OpenAI has recently come under scrutiny from several groups for allegedly using copyrighted materials without obtaining proper authorization during the training processes of its AI systems. According to a new report published by the AI Disclosures Project, a nonprofit established in 2024 by media leader Tim O’Reilly and economist Ilan Strauss, OpenAI reportedly intensified its dependency on private, unlicensed books for training higher-performing AI models.
Artificial intelligence models function essentially as advanced predictive tools. These systems are trained using vast amounts of data sourced from various content, including books, films, and television series. Through this exposure, the AI learns patterns and produces relevant output based upon user prompts. Recent studies indicate distinct differences between earlier and newer AI models. For instance, the GPT-3.5 Turbo version primarily recognizes publicly available samples taken from O’Reilly publications. In contrast, GPT-4o, a newer iteration, demonstrates notable familiarity with O’Reilly content previously restricted behind paywalls.
To arrive at these findings, the researchers employed the DE-COP methodology—also referred to as membership inference attacks—to determine whether AI systems could differentiate between original, human-written material and texts modified or produced by artificial intelligence. The researchers tested GPT-4o, GPT-3.5 Turbo, and additional models using an extensive dataset consisting of 13,962 paragraphs extracted from 34 separate O’Reilly titles. The results indicated that GPT-4o displayed substantial knowledge regarding several restricted-access O’Reilly books published prior to the model’s training cutoff point, even after considering advances in the newer model’s skill at distinguishing original, human-written text.

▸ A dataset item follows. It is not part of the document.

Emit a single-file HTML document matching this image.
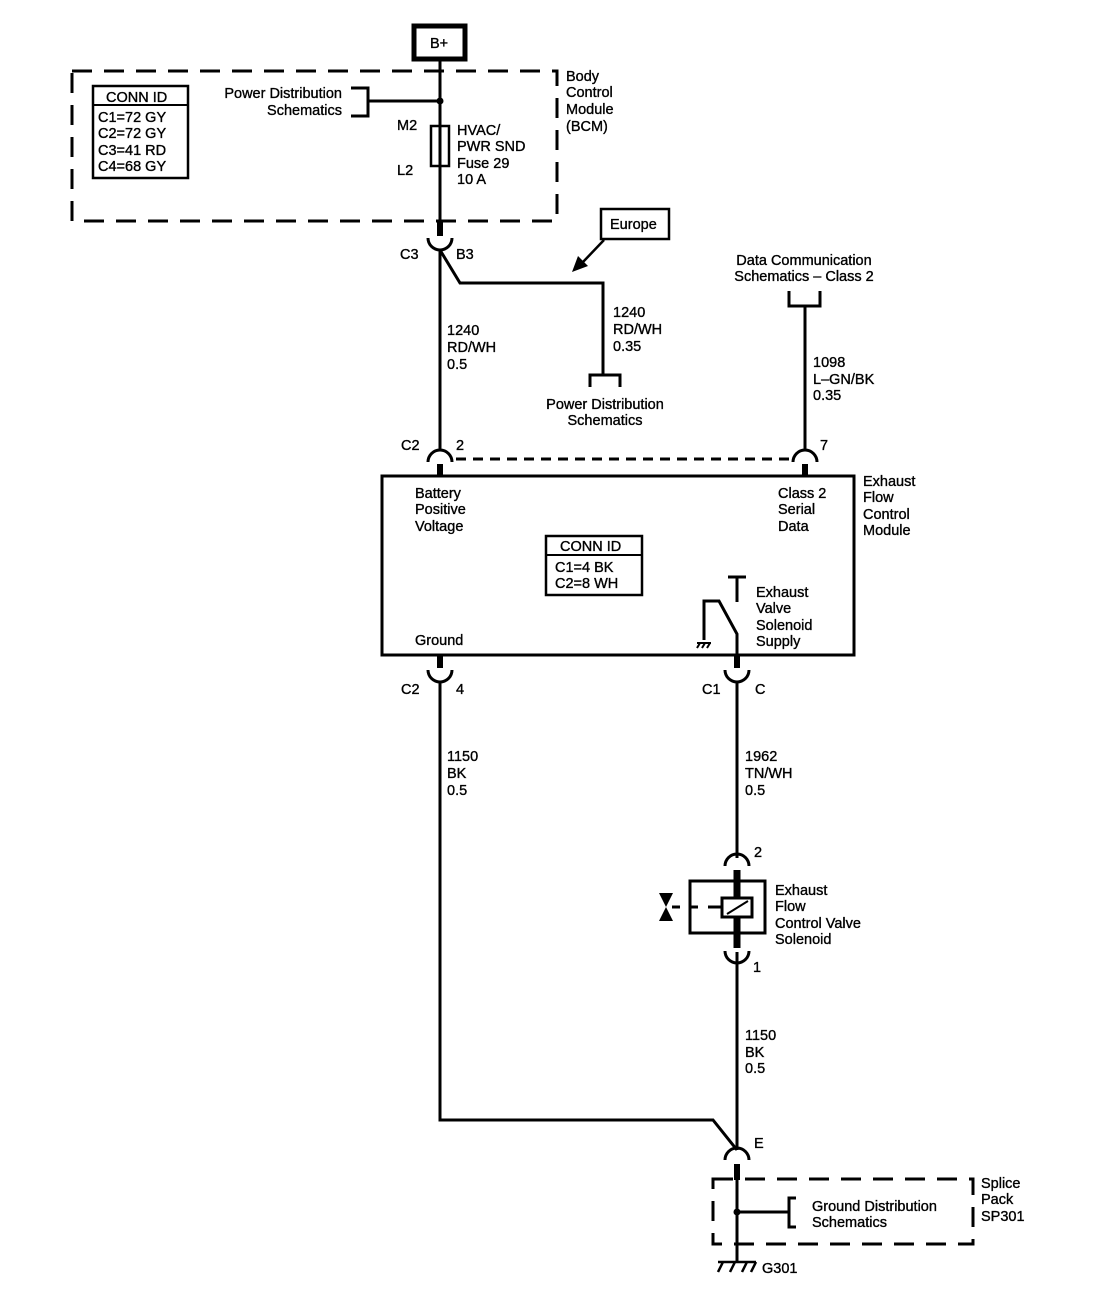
<!DOCTYPE html>
<html><head><style>body{margin:0;background:#fff}svg{display:block}text{font-family:"Liberation Sans",sans-serif;font-size:14.5px;fill:#000;stroke:#000;stroke-width:0.35}</style></head><body>
<svg width="1104" height="1312" viewBox="0 0 1104 1312" xmlns="http://www.w3.org/2000/svg">
<g fill="none" stroke="#000" stroke-width="3">
<rect x="414" y="26" width="51" height="33" stroke-width="5"/>
<line x1="440" y1="59" x2="440" y2="236"/>
<rect x="72" y="71" width="485" height="150" stroke-dasharray="20,12"/>
<rect x="93" y="86" width="95" height="92" stroke-width="2.5"/>
<line x1="93" y1="105" x2="188" y2="105" stroke-width="2"/>
<path d="M351 88 H368 V116 H351 M368 101 H440"/>
<rect x="431" y="126" width="18" height="40" stroke-width="2.5"/>
<path d="M428 238 A12 12 0 0 0 452 238"/>
<line x1="440" y1="222" x2="440" y2="236" stroke-width="6"/>
<line x1="440" y1="250" x2="440" y2="450"/>
<path d="M440 250 L460 283 H603 V375"/>
<path d="M590 387 V375 H620 V387"/>
<rect x="601" y="209" width="68" height="30" stroke-width="2.5"/>
<line x1="604" y1="240" x2="583" y2="262" stroke-width="2.5"/>
<path d="M789 291 V306 H820 V291 M805 306 V450"/>
<path d="M428 462 A12 12 0 0 1 452 462"/>
<path d="M793 462 A12 12 0 0 1 817 462"/>
<line x1="456" y1="459" x2="790" y2="459" stroke-dasharray="10,7"/>
<line x1="440" y1="464" x2="440" y2="476" stroke-width="6"/>
<line x1="805" y1="464" x2="805" y2="476" stroke-width="6"/>
<rect x="382" y="476" width="472" height="179"/>
<rect x="546" y="536" width="96" height="59" stroke-width="2.5"/>
<line x1="546" y1="555" x2="642" y2="555" stroke-width="2"/>
<path d="M728 577 H746 M737 577 V602"/>
<path d="M737 655 V634 L719 601 H704 V640"/>
<path d="M697 643 H711 M700 643 l-3 5 M705 643 l-3 5 M710 643 l-3 5" stroke-width="2"/>
<line x1="440" y1="655" x2="440" y2="668" stroke-width="6"/>
<line x1="737" y1="655" x2="737" y2="668" stroke-width="6"/>
<path d="M428 670 A12 12 0 0 0 452 670"/>
<path d="M725 670 A12 12 0 0 0 749 670"/>
<path d="M440 682 V1120 H713 L737 1150"/>
<line x1="737" y1="682" x2="737" y2="858"/>
<path d="M725 866 A12 12 0 0 1 749 866"/>
<line x1="737" y1="870" x2="737" y2="948" stroke-width="7"/>
<rect x="690" y="881" width="75" height="52"/>
<rect x="722" y="898" width="30" height="19" fill="#fff"/>
<line x1="727" y1="914" x2="748" y2="901" stroke-width="2"/>
<path d="M672 907 H680 M690 907 H698 M708 907 H722" />
<path d="M725 951 A12 12 0 0 0 749 951"/>
<line x1="737" y1="952" x2="737" y2="1150"/>
<path d="M725 1160 A12 12 0 0 1 749 1160"/>
<line x1="737" y1="1164" x2="737" y2="1180" stroke-width="6"/>
<line x1="737" y1="1180" x2="737" y2="1262"/>
<rect x="713" y="1179" width="260" height="65" stroke-dasharray="20,12"/>
<path d="M737 1212 H789 M796 1198 H789 V1227 H796"/>
<path d="M718 1262 H756 M723 1262 l-5 10 M735 1262 l-5 10 M747 1262 l-5 10 M756 1262 l-5 10" stroke-width="2.5"/>
</g>
<circle cx="440" cy="101" r="3.5"/>
<circle cx="737" cy="1212" r="3.5"/>
<polygon points="572,272 578,256 588,266"/>
<polygon points="659,893 673,893 666,907 673,921 659,921 666,907"/>
<text x="430" y="48">B+</text>
<text x="106" y="102">CONN ID</text>
<text x="98" y="122">C1=72 GY</text><text x="98" y="138">C2=72 GY</text><text x="98" y="155">C3=41 RD</text><text x="98" y="171">C4=68 GY</text>
<text x="342" y="98" text-anchor="end">Power Distribution</text><text x="342" y="115" text-anchor="end">Schematics</text>
<text x="397" y="130">M2</text><text x="397" y="175">L2</text>
<text x="457" y="135">HVAC/</text><text x="457" y="151">PWR SND</text><text x="457" y="168">Fuse 29</text><text x="457" y="184">10 A</text>
<text x="566" y="81">Body</text><text x="566" y="97">Control</text><text x="566" y="114">Module</text><text x="566" y="131">(BCM)</text>
<text x="610" y="229">Europe</text>
<text x="400" y="259">C3</text><text x="456" y="259">B3</text>
<text x="447" y="335">1240</text><text x="447" y="352">RD/WH</text><text x="447" y="369">0.5</text>
<text x="613" y="317">1240</text><text x="613" y="334">RD/WH</text><text x="613" y="351">0.35</text>
<text x="605" y="409" text-anchor="middle">Power Distribution</text><text x="605" y="425" text-anchor="middle">Schematics</text>
<text x="804" y="265" text-anchor="middle">Data Communication</text><text x="804" y="281" text-anchor="middle">Schematics – Class 2</text>
<text x="813" y="367">1098</text><text x="813" y="384">L–GN/BK</text><text x="813" y="400">0.35</text>
<text x="401" y="450">C2</text><text x="456" y="450">2</text><text x="820" y="450">7</text>
<text x="415" y="498">Battery</text><text x="415" y="514">Positive</text><text x="415" y="531">Voltage</text>
<text x="778" y="498">Class 2</text><text x="778" y="514">Serial</text><text x="778" y="531">Data</text>
<text x="863" y="486">Exhaust</text><text x="863" y="502">Flow</text><text x="863" y="519">Control</text><text x="863" y="535">Module</text>
<text x="560" y="551">CONN ID</text><text x="555" y="572">C1=4 BK</text><text x="555" y="588">C2=8 WH</text>
<text x="756" y="597">Exhaust</text><text x="756" y="613">Valve</text><text x="756" y="630">Solenoid</text><text x="756" y="646">Supply</text>
<text x="415" y="645">Ground</text>
<text x="401" y="694">C2</text><text x="456" y="694">4</text><text x="702" y="694">C1</text><text x="755" y="694">C</text>
<text x="447" y="761">1150</text><text x="447" y="778">BK</text><text x="447" y="795">0.5</text>
<text x="745" y="761">1962</text><text x="745" y="778">TN/WH</text><text x="745" y="795">0.5</text>
<text x="754" y="857">2</text>
<text x="775" y="895">Exhaust</text><text x="775" y="911">Flow</text><text x="775" y="928">Control Valve</text><text x="775" y="944">Solenoid</text>
<text x="753" y="972">1</text>
<text x="745" y="1040">1150</text><text x="745" y="1057">BK</text><text x="745" y="1073">0.5</text>
<text x="754" y="1148">E</text>
<text x="812" y="1211">Ground Distribution</text><text x="812" y="1227">Schematics</text>
<text x="981" y="1188">Splice</text><text x="981" y="1204">Pack</text><text x="981" y="1221">SP301</text>
<text x="762" y="1273">G301</text>
</svg>
</body></html>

The publication’s authors highlight certain limitations of their investigative approach and recognize alternative possibilities. One explanation offered is that OpenAI may have inadvertently acquired the paywalled content through users copying excerpts directly into the ChatGPT interface. Additionally, the researchers noted that their analysis did not include the more advanced or specialized recent AI versions, such as GPT-4.5 and other specialized reasoning AIs. Despite its advocacy for fewer restrictions related to copyrighted materials usage and its establishment of licensing agreements with several content providers, OpenAI currently faces legal challenges regarding these training procedures.
OpenAI has not yet provided a statement in response to requests for comment.